Les proportions sont ahurissantes. Il ne s’agit pas de quelques signatures falsifiées, mais de la manipulation présumée de listes entières de signatures. Et d’initiatives populaires qui n’ont visiblement abouti que grâce à des pratiques commerciales illégales. Et donc de votations qui n’auraient jamais dû avoir lieu. On soupçonne une falsification de signatures «à grande échelle», écrivait le «Tages-Anzeiger» en septembre 2024. En clouant au pilori les entreprises qui collectent des signatures à titre commercial. Ces collecteurs professionnels interviennent surtout lorsque des projets d’initiative populaire menacent d’échouer, c’est-à-dire lorsque les comités ont du mal à rassembler en peu de temps les 50 000 ou 100 000 signatures nécessaires.
Début 2023, par exemple, les auteurs de l’initiative pour un service citoyen, soit l’instauration d’une obligation de servir pour tous, ont fait appel à un tel collecteur professionnel. Ils ont engagé Incop, un prestataire lausannois. Sa mission était de rassembler 10 000 signatures en un mois, et sa rétribution s’élevait à 4,50 francs par signature. Le comité a toutefois été déçu: une grande partie des signatures s’est avérée invalide. Selon les communes, entre 35 et 90 % des signatures ont dû être éliminées. Normalement, le taux de signatures invalides s’élève à environ 10 %.
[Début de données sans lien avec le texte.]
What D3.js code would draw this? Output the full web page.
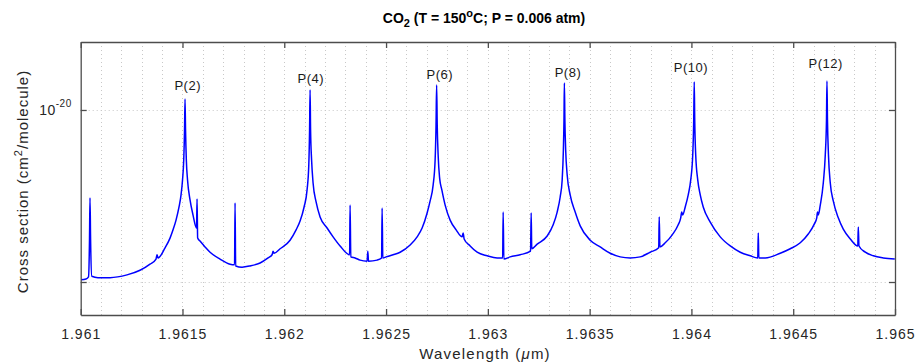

«Au début, nous pensions qu’un seul collecteur avait triché», a déclaré au «Tages-Anzeiger» Noémie Roten, coprésidente de l’initiative. Cependant, au fil du temps, certains indices ont commencé à mettre en évidence une fraude systématique. Souvent, les noms et les adresses étaient corrects – on pouvait les trouver sur des boîtes aux lettres –, mais les dates de naissance ne correspondaient pas. Certaines personnes étaient inscrites jusqu’à cinq fois sur des listes, avec des écritures manuscrites différentes. En juin 2023, le comité a donc porté plainte auprès du Ministère public de la Confédération. Désormais, on sait qu’il ne s’agissait pas là d’un cas isolé: «Des signatures ont été inventées, falsifiées ou copiées à grande échelle pour une multitude d’autres initiatives et référendums.»
Ces dernières années, la collecte de signatures est apparemment devenue une activité lucrative. Avant la pandémie, les prix étaient situés entre 1,50 et 2,50 francs. Aujourd’hui, une signature peut rapporter jusqu’à 7,50 francs. Les personnes engagées pour leur récolte n’en touchent toutefois qu’une petite partie.
C’est en 2019 que les autorités ont pour la première fois pris connaissance de potentiels cas de fraude. Le phénomène a d’abord émergé en Suisse romande, où plusieurs prestataires sont actifs. Le canton de Vaud s’est donc associé à d’autres cantons romands pour s’adresser à la Chancellerie fédérale (CF). En 2021, Neuchâtel a décidé d’interdire la collecte professionnelle. Après la pandémie, de plus en plus d’irrégularités ont été annoncées à la CF, y compris en provenance de Suisse alémanique.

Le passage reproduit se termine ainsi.